We decide to drive up to Fairyland, as recommended by our Air BnB host. What a crazy little spot! The entry road that climbs up to Fairyland, and Lookout Mountain, was so green and lush, our moods totally changed and we were just taking it all in! There are insane views of Chattanooga from up there, and we pull off at a few touristy spots for some photo ops.
After a beautiful drive + walkabout, we freshened up at our quaint little Air BnB and headed downtown. We wandered the Warehouse Row area, which was super cute, and then headed towards the river. Chattanooga is right on the Tennessee River and surrounded by mountains on the opposite side, earning its nickname of the “Scenic City.” Last year, it won Outside’s Best Town Ever award, which is what really motivated us to visit. I’d also heard that it’s a top spot for climbers + hikers, which is appealing for obvious reason. Because, rocks, right??
We grabbed a drink at the Hair of the Dog and then took an Uber to the Boathouse so that we could eat with a view. And damn, did the Boathouse suck! While I was in the restroom and Heather waited for a table, a group of drunk 50-somethings started chanting “1-2-3, we love the gays!” It was hard to tell if they were hateful drunks or just overly friendly drunks. Either way, it’s never a comfortable moment for a stranger to highlight what makes you different from them, loudly and publicly. Shouting “We Love the Gays” is not the same as just treating people like people, and silently letting everyone be themselves without comment. I didn’t call you out for being a loopy, lush. You do you, you know?
When we sat down, the view was beautiful, but the appetizers we ordered (ceviche + chowder) were terrible. After that awkward experience, we decided to just leave. Why eat terrible food, surround by negative vibes? I am aware that that sounds super woo-woo, but vibes are real.

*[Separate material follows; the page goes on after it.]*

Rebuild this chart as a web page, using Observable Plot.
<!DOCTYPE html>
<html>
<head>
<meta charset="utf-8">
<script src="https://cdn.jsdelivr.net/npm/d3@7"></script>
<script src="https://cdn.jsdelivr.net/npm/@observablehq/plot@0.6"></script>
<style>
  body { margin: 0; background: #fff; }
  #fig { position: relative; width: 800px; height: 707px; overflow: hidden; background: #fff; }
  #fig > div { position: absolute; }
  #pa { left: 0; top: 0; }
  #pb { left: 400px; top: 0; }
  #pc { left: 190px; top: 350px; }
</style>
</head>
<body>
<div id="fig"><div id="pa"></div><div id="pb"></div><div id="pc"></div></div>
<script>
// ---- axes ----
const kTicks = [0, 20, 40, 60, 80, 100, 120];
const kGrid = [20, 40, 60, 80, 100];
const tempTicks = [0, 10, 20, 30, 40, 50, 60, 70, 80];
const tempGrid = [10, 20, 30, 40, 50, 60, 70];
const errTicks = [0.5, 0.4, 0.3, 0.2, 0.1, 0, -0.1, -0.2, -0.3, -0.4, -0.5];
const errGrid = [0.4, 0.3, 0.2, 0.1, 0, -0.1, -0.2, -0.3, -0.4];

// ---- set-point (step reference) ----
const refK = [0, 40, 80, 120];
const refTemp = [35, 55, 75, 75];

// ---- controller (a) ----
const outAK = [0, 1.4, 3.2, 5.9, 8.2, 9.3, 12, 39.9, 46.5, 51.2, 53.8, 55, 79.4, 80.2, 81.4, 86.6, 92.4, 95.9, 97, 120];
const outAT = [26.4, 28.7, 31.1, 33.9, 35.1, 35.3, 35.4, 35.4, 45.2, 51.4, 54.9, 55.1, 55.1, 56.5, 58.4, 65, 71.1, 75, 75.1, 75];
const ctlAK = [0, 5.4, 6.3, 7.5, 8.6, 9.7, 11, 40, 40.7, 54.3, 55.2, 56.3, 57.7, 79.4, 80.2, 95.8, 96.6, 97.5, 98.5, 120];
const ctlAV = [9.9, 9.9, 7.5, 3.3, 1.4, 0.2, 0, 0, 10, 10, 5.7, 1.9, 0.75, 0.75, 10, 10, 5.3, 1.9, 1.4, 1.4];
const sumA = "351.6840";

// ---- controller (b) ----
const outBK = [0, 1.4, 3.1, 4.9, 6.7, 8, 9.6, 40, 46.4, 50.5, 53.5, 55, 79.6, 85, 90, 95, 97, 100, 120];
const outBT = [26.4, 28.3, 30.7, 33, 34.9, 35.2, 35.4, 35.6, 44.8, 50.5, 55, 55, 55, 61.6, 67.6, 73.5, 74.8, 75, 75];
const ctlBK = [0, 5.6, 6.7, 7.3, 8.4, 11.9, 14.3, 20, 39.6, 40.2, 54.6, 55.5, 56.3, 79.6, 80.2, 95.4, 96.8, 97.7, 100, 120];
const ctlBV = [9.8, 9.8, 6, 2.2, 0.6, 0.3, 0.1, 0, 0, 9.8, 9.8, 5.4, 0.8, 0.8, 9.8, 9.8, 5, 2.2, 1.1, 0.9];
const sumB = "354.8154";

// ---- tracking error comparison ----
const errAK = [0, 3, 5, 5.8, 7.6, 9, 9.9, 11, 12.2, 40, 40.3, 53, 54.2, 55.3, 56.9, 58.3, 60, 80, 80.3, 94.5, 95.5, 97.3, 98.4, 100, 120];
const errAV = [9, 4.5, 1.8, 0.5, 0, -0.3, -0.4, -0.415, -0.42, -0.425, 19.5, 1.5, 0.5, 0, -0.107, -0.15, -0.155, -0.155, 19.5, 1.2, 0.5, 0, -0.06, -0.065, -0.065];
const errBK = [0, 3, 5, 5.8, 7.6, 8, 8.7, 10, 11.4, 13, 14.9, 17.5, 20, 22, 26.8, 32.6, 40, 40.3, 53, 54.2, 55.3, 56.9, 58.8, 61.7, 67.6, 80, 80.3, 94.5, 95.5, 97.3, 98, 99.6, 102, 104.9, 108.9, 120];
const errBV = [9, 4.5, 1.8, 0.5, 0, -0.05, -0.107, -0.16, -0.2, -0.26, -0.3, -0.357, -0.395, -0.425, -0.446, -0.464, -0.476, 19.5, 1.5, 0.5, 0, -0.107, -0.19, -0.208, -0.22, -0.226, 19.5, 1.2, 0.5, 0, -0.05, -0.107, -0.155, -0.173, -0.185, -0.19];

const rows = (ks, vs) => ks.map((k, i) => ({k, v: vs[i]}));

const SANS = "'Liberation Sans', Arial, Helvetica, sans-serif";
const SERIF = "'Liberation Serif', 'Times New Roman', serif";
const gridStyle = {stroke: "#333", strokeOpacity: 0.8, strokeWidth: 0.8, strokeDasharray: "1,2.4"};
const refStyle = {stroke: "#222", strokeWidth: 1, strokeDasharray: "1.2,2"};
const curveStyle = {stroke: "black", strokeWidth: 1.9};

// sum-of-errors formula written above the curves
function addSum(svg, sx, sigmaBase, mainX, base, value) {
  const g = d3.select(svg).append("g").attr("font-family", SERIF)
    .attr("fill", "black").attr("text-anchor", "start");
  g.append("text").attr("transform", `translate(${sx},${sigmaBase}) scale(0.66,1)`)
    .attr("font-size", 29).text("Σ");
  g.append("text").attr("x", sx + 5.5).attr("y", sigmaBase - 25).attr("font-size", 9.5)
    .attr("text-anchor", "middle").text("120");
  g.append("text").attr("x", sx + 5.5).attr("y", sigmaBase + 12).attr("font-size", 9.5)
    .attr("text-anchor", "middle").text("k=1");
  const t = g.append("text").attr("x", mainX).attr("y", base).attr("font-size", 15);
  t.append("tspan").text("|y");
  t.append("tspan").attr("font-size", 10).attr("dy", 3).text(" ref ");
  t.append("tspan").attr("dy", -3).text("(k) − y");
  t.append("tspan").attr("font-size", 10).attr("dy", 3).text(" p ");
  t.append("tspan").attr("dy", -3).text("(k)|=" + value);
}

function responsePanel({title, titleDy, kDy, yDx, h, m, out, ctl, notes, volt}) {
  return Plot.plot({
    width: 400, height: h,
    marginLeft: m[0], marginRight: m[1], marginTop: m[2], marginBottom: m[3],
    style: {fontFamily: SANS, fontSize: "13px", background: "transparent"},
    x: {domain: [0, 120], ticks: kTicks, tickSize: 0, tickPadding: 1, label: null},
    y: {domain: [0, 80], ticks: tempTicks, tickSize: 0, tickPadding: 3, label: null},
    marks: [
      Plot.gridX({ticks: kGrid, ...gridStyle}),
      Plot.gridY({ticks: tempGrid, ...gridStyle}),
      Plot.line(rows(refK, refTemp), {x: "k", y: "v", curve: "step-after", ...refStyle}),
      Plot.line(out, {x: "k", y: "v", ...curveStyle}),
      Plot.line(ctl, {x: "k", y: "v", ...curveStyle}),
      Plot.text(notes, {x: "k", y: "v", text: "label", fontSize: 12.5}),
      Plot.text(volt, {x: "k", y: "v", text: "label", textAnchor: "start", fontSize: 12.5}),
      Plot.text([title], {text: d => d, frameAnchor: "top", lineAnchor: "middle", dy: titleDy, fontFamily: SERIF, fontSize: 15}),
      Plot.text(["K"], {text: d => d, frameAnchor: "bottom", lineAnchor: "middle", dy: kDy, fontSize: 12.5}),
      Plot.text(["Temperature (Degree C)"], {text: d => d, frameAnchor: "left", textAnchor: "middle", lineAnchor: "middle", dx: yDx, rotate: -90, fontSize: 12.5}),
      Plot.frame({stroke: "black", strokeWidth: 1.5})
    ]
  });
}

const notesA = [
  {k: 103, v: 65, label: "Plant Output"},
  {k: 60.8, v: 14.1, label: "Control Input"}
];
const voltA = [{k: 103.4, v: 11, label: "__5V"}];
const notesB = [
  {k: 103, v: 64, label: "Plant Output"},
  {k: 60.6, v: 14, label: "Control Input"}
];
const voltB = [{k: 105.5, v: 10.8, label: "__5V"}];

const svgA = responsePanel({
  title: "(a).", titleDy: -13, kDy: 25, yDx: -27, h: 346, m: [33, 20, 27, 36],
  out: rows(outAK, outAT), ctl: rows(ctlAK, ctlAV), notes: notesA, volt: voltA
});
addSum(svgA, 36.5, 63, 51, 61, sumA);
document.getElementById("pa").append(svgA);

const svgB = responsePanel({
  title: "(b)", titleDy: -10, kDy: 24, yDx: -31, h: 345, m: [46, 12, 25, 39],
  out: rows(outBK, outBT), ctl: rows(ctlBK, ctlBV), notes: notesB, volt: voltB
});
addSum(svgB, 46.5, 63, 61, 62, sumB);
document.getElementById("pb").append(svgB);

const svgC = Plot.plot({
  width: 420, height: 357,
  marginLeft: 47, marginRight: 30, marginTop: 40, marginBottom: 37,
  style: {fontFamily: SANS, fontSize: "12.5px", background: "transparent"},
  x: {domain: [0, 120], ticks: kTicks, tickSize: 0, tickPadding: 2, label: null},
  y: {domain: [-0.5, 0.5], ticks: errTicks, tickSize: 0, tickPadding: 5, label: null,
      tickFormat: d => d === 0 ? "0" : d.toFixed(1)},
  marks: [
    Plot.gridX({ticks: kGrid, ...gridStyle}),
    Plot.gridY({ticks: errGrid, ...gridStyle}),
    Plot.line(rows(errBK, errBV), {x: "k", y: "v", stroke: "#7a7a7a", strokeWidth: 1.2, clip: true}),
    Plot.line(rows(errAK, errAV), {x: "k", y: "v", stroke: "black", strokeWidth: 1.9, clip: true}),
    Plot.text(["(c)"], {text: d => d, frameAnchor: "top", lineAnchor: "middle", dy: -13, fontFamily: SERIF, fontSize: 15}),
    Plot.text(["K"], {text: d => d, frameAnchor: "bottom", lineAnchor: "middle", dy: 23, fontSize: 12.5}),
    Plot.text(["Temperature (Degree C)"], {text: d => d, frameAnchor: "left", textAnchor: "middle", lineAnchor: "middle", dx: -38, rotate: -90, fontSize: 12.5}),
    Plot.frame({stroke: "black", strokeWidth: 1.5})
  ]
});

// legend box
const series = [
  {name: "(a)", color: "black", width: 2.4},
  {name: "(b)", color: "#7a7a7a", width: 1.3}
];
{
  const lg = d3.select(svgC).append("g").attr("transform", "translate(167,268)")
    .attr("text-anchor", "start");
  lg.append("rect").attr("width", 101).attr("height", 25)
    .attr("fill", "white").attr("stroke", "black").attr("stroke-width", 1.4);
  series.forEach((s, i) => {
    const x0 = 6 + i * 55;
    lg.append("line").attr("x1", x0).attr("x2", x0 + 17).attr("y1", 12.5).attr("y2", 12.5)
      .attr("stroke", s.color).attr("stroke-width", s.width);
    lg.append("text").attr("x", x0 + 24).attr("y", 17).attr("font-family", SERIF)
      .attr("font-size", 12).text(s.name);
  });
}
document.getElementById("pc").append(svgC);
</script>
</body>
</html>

I know I am super lucky to even get to complain about that experience. Discrimination shrouded in friendliness is fairly tame, but still hurtful. It proliferates their little construct of “otherness” but I consider myself lucky to be able to report that moment as one of the “worst” I’ve experienced. Asheville allows me to live a very sheltered life as a queer woman, and for that I am thankful.
All was not lost though, Chattanooga still totally charmed us! The next morning we drove up to Craven’s House to hike the Bluff Trail. Craven’s House was a part of the Civil War and the location of the aptly named, Battle of the Clouds.
The trailhead was right in the parking lot, where we departed into a glorious wonderland of lush greenery. This hike has got to be one of my favorites of all time. Massive boulders make this an obvious favorite for climbers and create a beautiful contrast to the foliage of the mountains. The half-way point of the trail is marked by Sunset Rock, where there is a view of the Tennessee River that crosses through downtown Chattanooga.
Post-hike we explored their insanely large farmers market. It was obvious that this market is a social outing for lots of people. There was a live band, tons of food trucks, plants and crafts for sale, fresh breads, fresh-pressed juice – and lots of beer. There wasn’t much on the vegetarian front, but we made do. And I got fresh, hot, cinnamon-y kettle corn. That makes up for a multitude of sins.